_Data segment_
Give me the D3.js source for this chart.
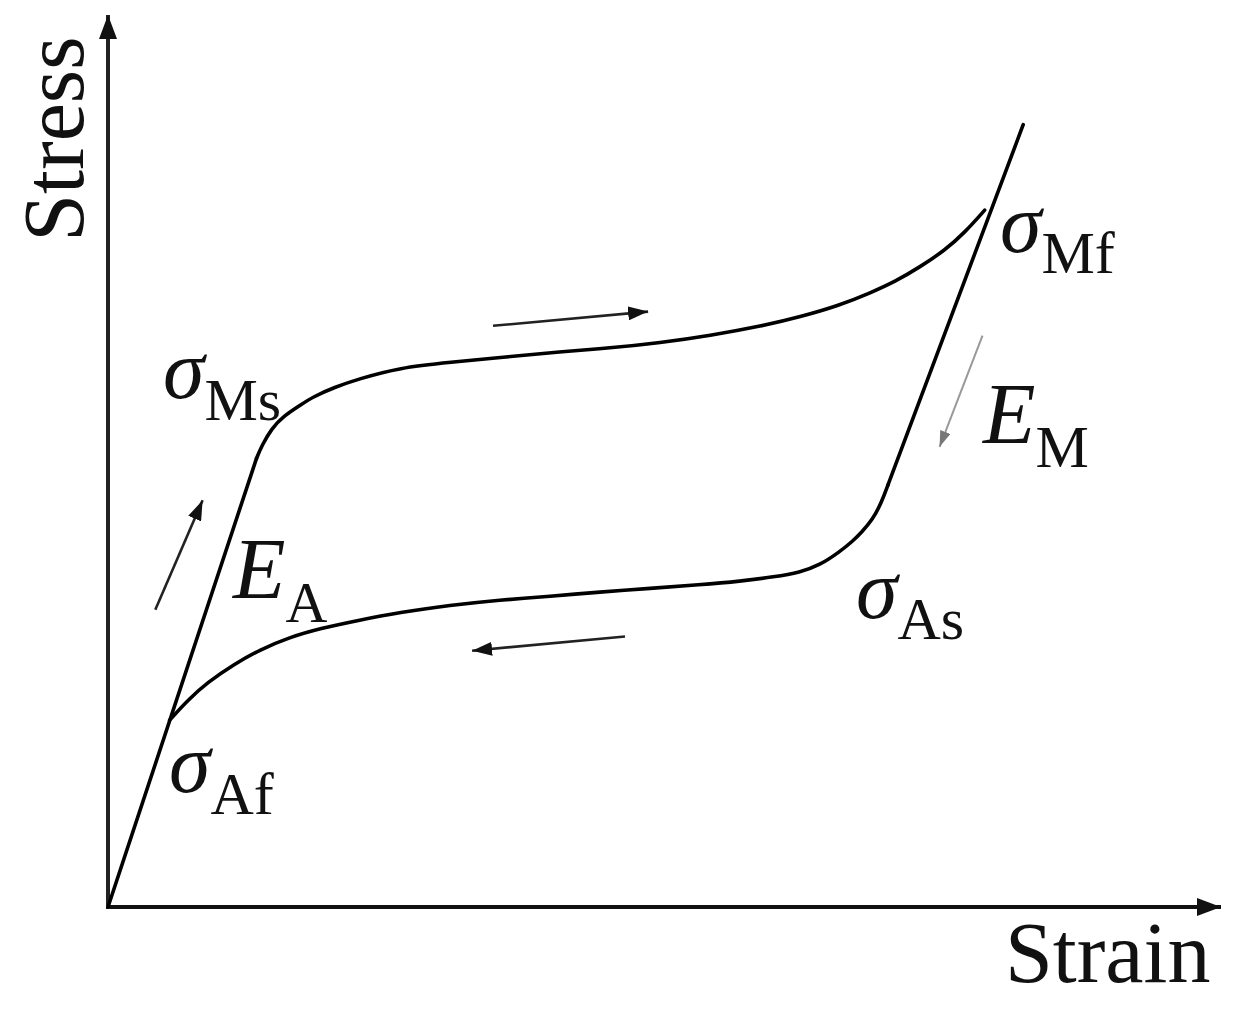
<!DOCTYPE html>
<html>
<head>
<meta charset="utf-8">
<script src="https://cdn.jsdelivr.net/npm/d3@7"></script>
<style>
  html, body { margin: 0; padding: 0; background: #fff; }
  svg { display: block; }
  text { font-family: "Liberation Serif", "Times New Roman", serif; fill: #111; }
</style>
</head>
<body>
<svg id="chart" width="1243" height="1011"></svg>
<script>
// ---- Data (arbitrary strain / stress units, 0-100) ----
const axisLabels = { x: "Strain", y: "Stress" };

// Elastic loading of austenite (E_A), origin -> sigma_Ms
const loadingLine = [[0, 0], [13.5, 50.4]];

// Forward transformation plateau: sigma_Ms -> sigma_Mf
const upperPlateau = [
  [13.5, 50.4], [14.0, 51.9], [14.9, 53.8], [15.9, 55.1], [17.5, 56.4],
  [18.6, 57.3], [20.6, 58.4], [22.7, 59.3], [26.5, 60.6], [31.1, 61.2],
  [36.2, 61.8], [41.1, 62.4], [45.6, 62.8], [50.2, 63.4], [54.7, 64.2],
  [59.5, 65.3], [62.9, 66.3], [66.5, 67.6], [69.3, 69.0], [71.6, 70.3],
  [73.8, 71.9], [76.1, 73.8], [77.9, 75.8], [79.7, 78.3]
];

// Elastic line of martensite (E_M)
const martensiteLine = [[83.2, 87.9], [70.9, 47.4]];

// Reverse transformation plateau: sigma_As -> sigma_Af
const lowerPlateau = [
  [70.9, 47.4], [70.3, 45.4], [69.5, 43.5], [68.5, 42.1], [67.7, 41.1],
  [66.5, 39.9], [64.7, 38.4], [62.9, 37.6], [60.6, 37.1], [57.5, 36.6],
  [53.8, 36.2], [49.3, 35.8], [44.7, 35.4], [40.2, 34.9], [35.6, 34.5],
  [31.1, 33.9], [26.5, 33.1], [22.7, 32.2], [19.3, 31.3], [16.5, 30.3],
  [13.8, 28.9], [11.5, 27.3], [9.0, 25.2], [7.3, 23.3], [5.6, 21.0]
];

// Direction arrows: [tail, head]
const arrows = [
  { name: "loadA",   pts: [[4.3, 33.4], [8.6, 45.7]],  gray: false },
  { name: "upper",   pts: [[35.0, 65.3], [49.1, 66.9]], gray: false },
  { name: "lower",   pts: [[47.0, 30.4], [33.1, 28.8]], gray: false },
  { name: "unloadM", pts: [[79.5, 64.2], [75.6, 51.7]], gray: true }
];

// ---- Scales ----
const svg = d3.select("#chart");
const x = d3.scaleLinear().domain([0, 100]).range([108, 1208]);
const y = d3.scaleLinear().domain([0, 100]).range([907, 17]);

// ---- Axes (arrowed lines) ----
const defs = svg.append("defs");
function headMarker(id, color, w, h) {
  defs.append("marker")
    .attr("id", id)
    .attr("viewBox", `0 0 ${w} ${h}`)
    .attr("refX", w).attr("refY", h / 2)
    .attr("markerWidth", w).attr("markerHeight", h)
    .attr("markerUnits", "userSpaceOnUse")
    .attr("orient", "auto")
    .append("path")
    .attr("d", `M0,0 L${w},${h / 2} L0,${h} Z`)
    .attr("fill", color);
}
headMarker("axisHead", "#111", 24, 18);
headMarker("arrHead", "#111", 20, 14);
headMarker("arrHeadGray", "#777", 16, 11);

const axisG = svg.append("g");
axisG.append("line")
  .attr("x1", x(0)).attr("y1", y(0))
  .attr("x2", 1221).attr("y2", y(0))
  .attr("stroke", "#111").attr("stroke-width", 4)
  .attr("marker-end", "url(#axisHead)");
axisG.append("line")
  .attr("x1", x(0)).attr("y1", y(0) + 2)
  .attr("x2", x(0)).attr("y2", 15)
  .attr("stroke", "#222").attr("stroke-width", 4)
  .attr("marker-end", "url(#axisHead)");

axisG.append("text")
  .attr("x", 1005).attr("y", 982)
  .attr("font-size", 86)
  .text(axisLabels.x);
axisG.append("text")
  .attr("transform", "translate(83,139) rotate(-90)")
  .attr("text-anchor", "middle")
  .attr("font-size", 86)
  .text(axisLabels.y);

// ---- Curves ----
const straight = d3.line().x(d => x(d[0])).y(d => y(d[1]));
const smooth = d3.line().x(d => x(d[0])).y(d => y(d[1])).curve(d3.curveBasis);

const curveG = svg.append("g").attr("fill", "none").attr("stroke", "#000")
  .attr("stroke-width", 3.6).attr("stroke-linecap", "round").attr("stroke-linejoin", "round");
curveG.append("path").attr("d", straight(loadingLine));
curveG.append("path").attr("d", smooth(upperPlateau));
curveG.append("path").attr("d", straight(martensiteLine));
curveG.append("path").attr("d", smooth(lowerPlateau));

// ---- Direction arrows ----
svg.append("g").selectAll("line").data(arrows).join("line")
  .attr("x1", d => x(d.pts[0][0])).attr("y1", d => y(d.pts[0][1]))
  .attr("x2", d => x(d.pts[1][0])).attr("y2", d => y(d.pts[1][1]))
  .attr("stroke", d => d.gray ? "#999" : "#222")
  .attr("stroke-width", d => d.gray ? 2 : 2.6)
  .attr("marker-end", d => d.gray ? "url(#arrHeadGray)" : "url(#arrHead)");

// ---- Annotations ----
function symbolLabel(px, py, main, sub, italic, mainSize, subSize, shift) {
  const t = svg.append("text").attr("x", px).attr("y", py);
  t.append("tspan").attr("font-size", mainSize)
    .attr("font-style", italic ? "italic" : "normal").text(main);
  t.append("tspan").attr("font-size", subSize).attr("dy", shift)
    .attr("font-style", "normal")
    .attr("dx", italic ? 0 : -3).text(sub);
}
symbolLabel(163, 398, "σ", "Ms", true, 84, 60, 22);
symbolLabel(169, 792, "σ", "Af", true, 84, 60, 22);
symbolLabel(1000, 252, "σ", "Mf", true, 84, 60, 21);
symbolLabel(856, 618, "σ", "As", true, 84, 60, 21);
symbolLabel(233, 598, "E", "A", true, 86, 58, 24);
symbolLabel(983, 443, "E", "M", true, 86, 60, 24);
</script>
</body>
</html>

_Instruction_
Please extract exactly the lines of the data, from the first through the line containing "const loadingLine = [[0, 0], [13.5, 50.4]];", and add no pictures to the copy.

_Task answer_
Give me the D3.js source for this chart.
<!DOCTYPE html>
<html>
<head>
<meta charset="utf-8">
<script src="https://cdn.jsdelivr.net/npm/d3@7"></script>
<style>
  html, body { margin: 0; padding: 0; background: #fff; }
  svg { display: block; }
  text { font-family: "Liberation Serif", "Times New Roman", serif; fill: #111; }
</style>
</head>
<body>
<svg id="chart" width="1243" height="1011"></svg>
<script>
// ---- Data (arbitrary strain / stress units, 0-100) ----
const axisLabels = { x: "Strain", y: "Stress" };

// Elastic loading of austenite (E_A), origin -> sigma_Ms
const loadingLine = [[0, 0], [13.5, 50.4]];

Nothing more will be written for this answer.